Она начала подозревать, что любовь сделала ее невыносимой для окружающих. Через несколько месяцев отношений с Томми Грэйс заметила, что подруги стали чуждаться ее — избегают садиться с ней за один стол в столовой, при ее появлении переводят разговор на другую тему, а то и вообще не дают говорить ей. Любовь всепоглощающа, человек замыкается в узком мирке. Грэйс втайне подсмеивалась над подругами: если бы эти девственные простушки могли оценить, что это такое — чувствовать себя настоящей женщиной!

Да, любовь пробуждает лучшие чувства, любовь — источник совершенства. Но любовь — это и сумасшествие. Потому что в нашем мире ничто не совершенно, даже любовь. Грэйс, как водится в таких случаях, верила, что у нее идет все по-другому. Как же дико была она уязвлена, когда однажды в душе при студенческой библиотеке одна ее знакомая великовозрастная студентка как бы между прочим поинтересовалась, расчесывая светлые волосы:

— Видела я тебя с Томми. Какой метод он применил к тебе, ауру или флюиды?
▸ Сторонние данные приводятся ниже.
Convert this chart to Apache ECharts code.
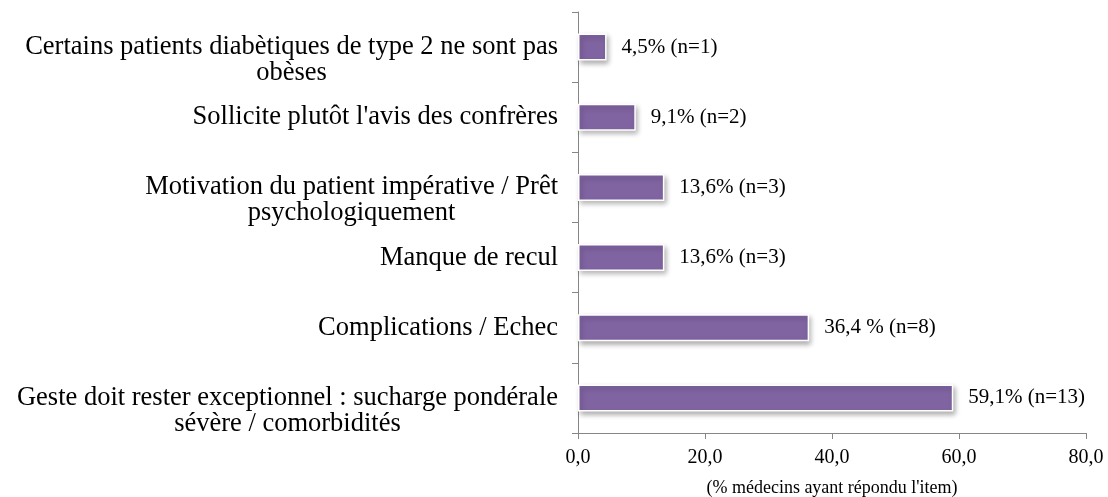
<!DOCTYPE html>
<html>
<head>
<meta charset="utf-8">
<script src="https://cdn.jsdelivr.net/npm/echarts@6/dist/echarts.min.js"></script>
<style>
  html, body { margin: 0; padding: 0; background: #fff; }
  #chart { width: 1108px; height: 497px; }
</style>
</head>
<body>
<div id="chart"></div>
<script>
// categories, top to bottom
var categories = [
	"Certains patients diabètiques de type 2 ne sont pas\nobèses",
	"Sollicite plutôt l'avis des confrères",
	"Motivation du patient impérative / Prêt\npsychologiquement",
	"Manque de recul",
	"Complications / Echec",
	"Geste doit rester exceptionnel : sucharge pondérale\nsévère / comorbidités"
];
var percents = [4.5, 9.1, 13.6, 13.6, 36.4, 59.1];
var valueTexts = ["4,5% (n=1)", "9,1% (n=2)", "13,6% (n=3)", "13,6% (n=3)", "36,4 % (n=8)", "59,1% (n=13)"];
var xTicks = [0, 20, 40, 60, 80];
var xName = "(% médecins ayant répondu l'item)";

var myChart = echarts.init(document.getElementById("chart"));
var serif = "'Liberation Serif', 'Times New Roman', serif";

var option = {
	animation: false,
	backgroundColor: '#ffffff',
	grid: { left: 578, right: 22, top: 12, bottom: 64, containLabel: false, outerBoundsMode: 'none' },
	xAxis: {
		type: 'value',
		min: xTicks[0],
		max: xTicks[xTicks.length - 1],
		interval: xTicks[1] - xTicks[0],
		name: xName,
		nameLocation: 'middle',
		nameGap: 46,
		nameTextStyle: { fontFamily: serif, fontSize: 18, color: '#000' },
		axisLine: { show: true, lineStyle: { color: '#868686', width: 1 } },
		axisTick: { show: true, length: 6, lineStyle: { color: '#868686' } },
		splitLine: { show: false },
		axisLabel: {
			fontFamily: serif, fontSize: 20, color: '#000', margin: 15,
			formatter: function (v) { return v.toFixed(1).replace('.', ','); }
		}
	},
	yAxis: {
		type: 'category',
		inverse: true,
		data: categories,
		axisLine: { show: true, lineStyle: { color: '#868686', width: 1 } },
		axisTick: { show: true, length: 6, lineStyle: { color: '#868686' } },
		axisLabel: {
			interval: 0,
			margin: 20,
			color: '#000',
			fontFamily: serif,
			fontSize: 26.5,
			lineHeight: 26,
			// first line sits on the band centre, extra lines hang below
			formatter: function (v) {
				var t = v.indexOf('\n') >= 0 ? '\n' + v : v;
				return '{c|' + t + '}';
			},
			rich: { c: { align: 'center', fontFamily: serif, fontSize: 26.5, lineHeight: 26, color: '#000' } }
		}
	},
	series: [{
		type: 'bar',
		data: percents,
		barWidth: 27,
		itemStyle: {
			color: '#8064A2',
			borderColor: '#ffffff',
			borderWidth: 1.5,
			shadowColor: 'rgba(0,0,0,0.3)',
			shadowBlur: 5,
			shadowOffsetX: 2,
			shadowOffsetY: 3
		},
		label: {
			show: true,
			position: 'right',
			distance: 15,
			fontFamily: serif,
			fontSize: 21,
			color: '#000',
			formatter: function (p) { return valueTexts[p.dataIndex]; }
		}
	}]
};

myChart.setOption(option);
</script>
</body>
</html>
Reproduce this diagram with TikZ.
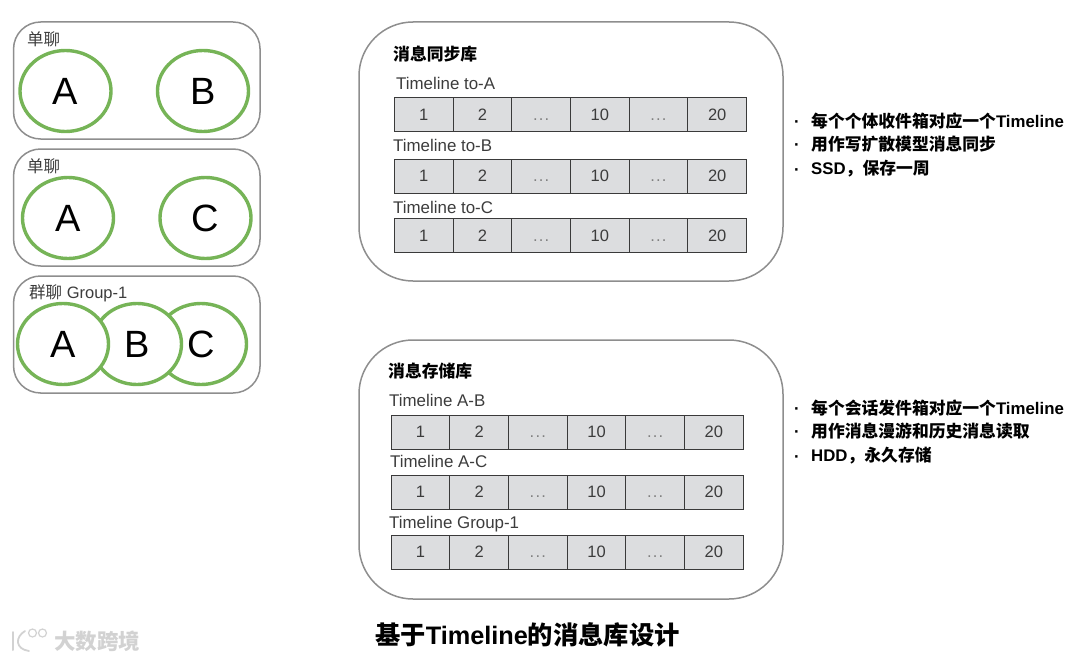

— Для чего? — невольно выдал я свое удивление Грэйс.

— Как для чего? Чтобы затащить тебя в постель.

— С чего ты взяла, что ему удалось затащить меня в постель? — Грэйс, конечно, регулярно бывала у Томми в постели. Но какой удар! Как неприятно, что эта девица догадывается о происходящем!

— Ха! А чего же еще ему от нас надо?!

Эта немолодая блондинка, решила Грэйс, себя не уважает. Ведь Томми мог выбрать себе женщину и ее возраста. К чему ему волочиться за молоденькими студентками? Но Томми выбрал ее, Грэйс. А аура у нее действительно есть, иногда она ее чувствует. Эта аура даже струится из ручки, когда она пишет поэмы.

Но все-таки, в самом деле, можно ли полностью доверять Томми? Эта мысль стала первой трещиной в ее безоглядной любви. Конечно, думала Грэйс, та болтливая блондинка несет чушь, но что, если она сказала правду, будто Томми спит и с другими женщинами?